_TASK BRIEF_
Type out the complete listing below word for word, without its pictures.

_COLLECTED DATA_
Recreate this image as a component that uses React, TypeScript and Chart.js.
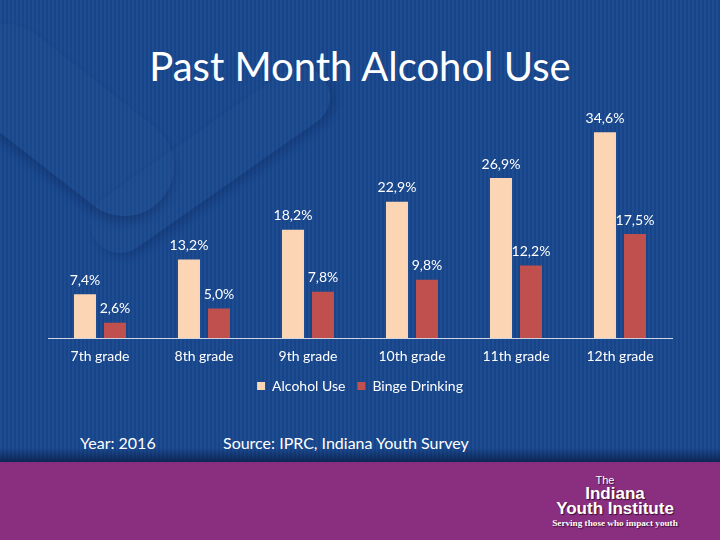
import React, { useEffect, useRef } from "react";
import { Chart, registerables } from "chart.js";

Chart.register(...registerables);

const categories = ["7th grade", "8th grade", "9th grade", "10th grade", "11th grade", "12th grade"];
const alcoholUse = [7.4, 13.2, 18.2, 22.9, 26.9, 34.6];
const bingeDrinking = [2.6, 5.0, 7.8, 9.8, 12.2, 17.5];
const seriesNames = ["Alcohol Use", "Binge Drinking"];
const titleText = "Past Month Alcohol Use";
const yearText = "Year: 2016";
const sourceText = "Source: IPRC, Indiana Youth Survey";

const FONT = "Lato, 'Open Sans', sans-serif";

const valueLabels = {
  id: "valueLabels",
  afterDatasetsDraw(chart: any) {
    const ctx = chart.ctx;
    ctx.save();
    ctx.font = `14px ${FONT}`;
    ctx.fillStyle = "#ffffff";
    ctx.textAlign = "center";
    ctx.textBaseline = "bottom";
    chart.data.datasets.forEach((ds: any, i: number) => {
      const meta = chart.getDatasetMeta(i);
      meta.data.forEach((el: any, j: number) => {
        const v = ds.data[j] as number;
        ctx.fillText(v.toFixed(1).replace(".", ",") + "%", el.x, el.y - 7);
      });
    });
    ctx.restore();
  },
};

function BarChart() {
  const ref = useRef<HTMLCanvasElement | null>(null);
  useEffect(() => {
    if (!ref.current) return;
    const chart = new Chart(ref.current, {
      type: "bar",
      data: {
        labels: categories,
        datasets: [
          {
            label: seriesNames[0],
            data: alcoholUse,
            backgroundColor: "#fcd5b5",
            categoryPercentage: 0.577,
            barPercentage: 0.733,
          },
          {
            label: seriesNames[1],
            data: bingeDrinking,
            backgroundColor: "#c0504d",
            categoryPercentage: 0.577,
            barPercentage: 0.733,
          },
        ],
      },
      options: {
        responsive: false,
        animation: false,
        devicePixelRatio: 1,
        layout: { padding: { left: 48, right: 48, top: 10, bottom: 7 } },
        plugins: {
          tooltip: { enabled: false },
          legend: {
            display: true,
            position: "bottom",
            labels: {
              color: "#ffffff",
              boxWidth: 8,
              boxHeight: 8,
              padding: 12,
              font: { family: FONT, size: 14 },
            },
          },
        },
        scales: {
          x: {
            grid: { display: false, drawTicks: false },
            border: { display: true, color: "#d0d8e8", width: 1 },
            ticks: { color: "#ffffff", padding: 10, font: { family: FONT, size: 14 } },
            afterFit: (s: any) => {
              s.height = s.height - 8;
            },
          },
          y: { display: false, min: 0, max: 40 },
        },
      },
      plugins: [valueLabels],
    } as any);
    return () => chart.destroy();
  }, []);
  return (
    <canvas
      ref={ref}
      width={720}
      height={320}
      style={{ position: "absolute", left: 0, top: 90, width: 720, height: 320 }}
    />
  );
}

export default function App() {
  return (
    <div
      style={{
        position: "absolute",
        left: 0,
        top: 0,
        width: 720,
        height: 540,
        overflow: "hidden",
        fontFamily: FONT,
        background:
          "repeating-linear-gradient(90deg, #1d4c90 0px, #1d4c90 2px, #18448a 2px, #18448a 4px)",
      }}
    >
      {/* faint background figure shapes */}
      <div
        style={{
          position: "absolute",
          left: -60,
          top: 70,
          width: 250,
          height: 100,
          borderRadius: 50,
          transform: "rotate(38deg)",
          background: "rgba(255,255,255,0.012)",
          boxShadow: "3px 5px 8px rgba(0,15,50,0.22)",
        }}
      />
      <div
        style={{
          position: "absolute",
          left: 70,
          top: 130,
          width: 280,
          height: 60,
          borderRadius: 30,
          transform: "rotate(-35deg)",
          background: "rgba(255,255,255,0.01)",
          boxShadow: "3px 5px 8px rgba(0,15,50,0.2)",
        }}
      />
      <div
        style={{
          position: "absolute",
          left: 0,
          top: 448,
          width: 720,
          height: 14,
          background: "linear-gradient(180deg, rgba(5,20,55,0) 0%, rgba(5,20,55,0.65) 100%)",
        }}
      />
      <div
        style={{
          position: "absolute",
          left: 0,
          top: 38,
          width: 720,
          textAlign: "center",
          color: "#ffffff",
          fontSize: 40,
          lineHeight: "56px",
        }}
      >
        {titleText}
      </div>
      <BarChart />
      <div style={{ position: "absolute", left: 80, top: 433, color: "#ffffff", fontSize: 16 }}>{yearText}</div>
      <div style={{ position: "absolute", left: 223, top: 433, color: "#ffffff", fontSize: 16 }}>{sourceText}</div>
      <div
        style={{
          position: "absolute",
          left: 0,
          top: 462,
          width: 720,
          height: 78,
          background: "#8a2e80",
        }}
      />
      <div
        style={{
          position: "absolute",
          left: 540,
          top: 474,
          width: 150,
          textAlign: "center",
          color: "#ffffff",
          fontFamily: "'Liberation Sans', Arial, sans-serif",
          textShadow: "1px 1px 1px #3a1035",
        }}
      >
        <div style={{ fontSize: 11, lineHeight: "12px", marginLeft: -20 }}>The</div>
        <div style={{ fontSize: 17, fontWeight: "bold", lineHeight: "15px" }}>Indiana</div>
        <div style={{ fontSize: 17, fontWeight: "bold", lineHeight: "15px" }}>Youth Institute</div>
        <div
          style={{
            fontSize: 9.2,
            fontWeight: "bold",
            lineHeight: "15px",
            fontFamily: "'Liberation Serif', 'DejaVu Serif', serif",
          }}
        >
          Serving those who impact youth
        </div>
      </div>
    </div>
  );
}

_TASK ANSWER_
Recreate this image as a component that uses React, TypeScript and Chart.js.
import React, { useEffect, useRef } from "react";
import { Chart, registerables } from "chart.js";

Chart.register(...registerables);

const categories = ["7th grade", "8th grade", "9th grade", "10th grade", "11th grade", "12th grade"];
const alcoholUse = [7.4, 13.2, 18.2, 22.9, 26.9, 34.6];
const bingeDrinking = [2.6, 5.0, 7.8, 9.8, 12.2, 17.5];
const seriesNames = ["Alcohol Use", "Binge Drinking"];
const titleText = "Past Month Alcohol Use";
const yearText = "Year: 2016";
const sourceText = "Source: IPRC, Indiana Youth Survey";

const FONT = "Lato, 'Open Sans', sans-serif";

const valueLabels = {
  id: "valueLabels",
  afterDatasetsDraw(chart: any) {
    const ctx = chart.ctx;
    ctx.save();
    ctx.font = `14px ${FONT}`;
    ctx.fillStyle = "#ffffff";
    ctx.textAlign = "center";
    ctx.textBaseline = "bottom";
    chart.data.datasets.forEach((ds: any, i: number) => {
      const meta = chart.getDatasetMeta(i);
      meta.data.forEach((el: any, j: number) => {
        const v = ds.data[j] as number;
        ctx.fillText(v.toFixed(1).replace(".", ",") + "%", el.x, el.y - 7);
      });
    });
    ctx.restore();
  },
};

function BarChart() {
  const ref = useRef<HTMLCanvasElement | null>(null);
  useEffect(() => {
    if (!ref.current) return;
    const chart = new Chart(ref.current, {
      type: "bar",
      data: {
        labels: categories,
        datasets: [
          {
            label: seriesNames[0],
            data: alcoholUse,
            backgroundColor: "#fcd5b5",
            categoryPercentage: 0.577,
            barPercentage: 0.733,
          },
          {
            label: seriesNames[1],
            data: bingeDrinking,
            backgroundColor: "#c0504d",
            categoryPercentage: 0.577,
            barPercentage: 0.733,
          },
        ],
      },
      options: {
        responsive: false,
        animation: false,
        devicePixelRatio: 1,
        layout: { padding: { left: 48, right: 48, top: 10, bottom: 7 } },
        plugins: {
          tooltip: { enabled: false },
          legend: {
            display: true,
            position: "bottom",
            labels: {
              color: "#ffffff",
              boxWidth: 8,
              boxHeight: 8,
              padding: 12,
              font: { family: FONT, size: 14 },
            },
          },
        },
        scales: {
          x: {
            grid: { display: false, drawTicks: false },
            border: { display: true, color: "#d0d8e8", width: 1 },
            ticks: { color: "#ffffff", padding: 10, font: { family: FONT, size: 14 } },
            afterFit: (s: any) => {
              s.height = s.height - 8;
            },
          },
          y: { display: false, min: 0, max: 40 },
        },
      },
      plugins: [valueLabels],
    } as any);
    return () => chart.destroy();
  }, []);
  return (
    <canvas
      ref={ref}
      width={720}
      height={320}
      style={{ position: "absolute", left: 0, top: 90, width: 720, height: 320 }}
    />
  );
}

export default function App() {
  return (
    <div
      style={{
        position: "absolute",
        left: 0,
        top: 0,
        width: 720,
        height: 540,
        overflow: "hidden",
        fontFamily: FONT,
        background:
          "repeating-linear-gradient(90deg, #1d4c90 0px, #1d4c90 2px, #18448a 2px, #18448a 4px)",
      }}
    >
      {/* faint background figure shapes */}
      <div
        style={{
          position: "absolute",
          left: -60,
          top: 70,
          width: 250,
          height: 100,
          borderRadius: 50,
          transform: "rotate(38deg)",
          background: "rgba(255,255,255,0.012)",
          boxShadow: "3px 5px 8px rgba(0,15,50,0.22)",
        }}
      />
      <div
        style={{
          position: "absolute",
          left: 70,
          top: 130,
          width: 280,
          height: 60,
          borderRadius: 30,
          transform: "rotate(-35deg)",
          background: "rgba(255,255,255,0.01)",
          boxShadow: "3px 5px 8px rgba(0,15,50,0.2)",
        }}
      />
      <div
        style={{
          position: "absolute",
          left: 0,
          top: 448,
          width: 720,
          height: 14,
          background: "linear-gradient(180deg, rgba(5,20,55,0) 0%, rgba(5,20,55,0.65) 100%)",
        }}
      />
      <div
        style={{
          position: "absolute",
          left: 0,
          top: 38,
          width: 720,
          textAlign: "center",
          color: "#ffffff",
          fontSize: 40,
          lineHeight: "56px",
        }}
      >
        {titleText}
      </div>
      <BarChart />
      <div style={{ position: "absolute", left: 80, top: 433, color: "#ffffff", fontSize: 16 }}>{yearText}</div>
      <div style={{ position: "absolute", left: 223, top: 433, color: "#ffffff", fontSize: 16 }}>{sourceText}</div>
      <div
        style={{
          position: "absolute",
          left: 0,
          top: 462,
          width: 720,
          height: 78,
          background: "#8a2e80",
        }}
      />
      <div
        style={{
          position: "absolute",
          left: 540,
          top: 474,
          width: 150,
          textAlign: "center",
          color: "#ffffff",
          fontFamily: "'Liberation Sans', Arial, sans-serif",
          textShadow: "1px 1px 1px #3a1035",
        }}
      >
        <div style={{ fontSize: 11, lineHeight: "12px", marginLeft: -20 }}>The</div>
        <div style={{ fontSize: 17, fontWeight: "bold", lineHeight: "15px" }}>Indiana</div>
        <div style={{ fontSize: 17, fontWeight: "bold", lineHeight: "15px" }}>Youth Institute</div>
        <div
          style={{
            fontSize: 9.2,
            fontWeight: "bold",
            lineHeight: "15px",
            fontFamily: "'Liberation Serif', 'DejaVu Serif', serif",
          }}
        >
          Serving those who impact youth
        </div>
      </div>
    </div>
  );
}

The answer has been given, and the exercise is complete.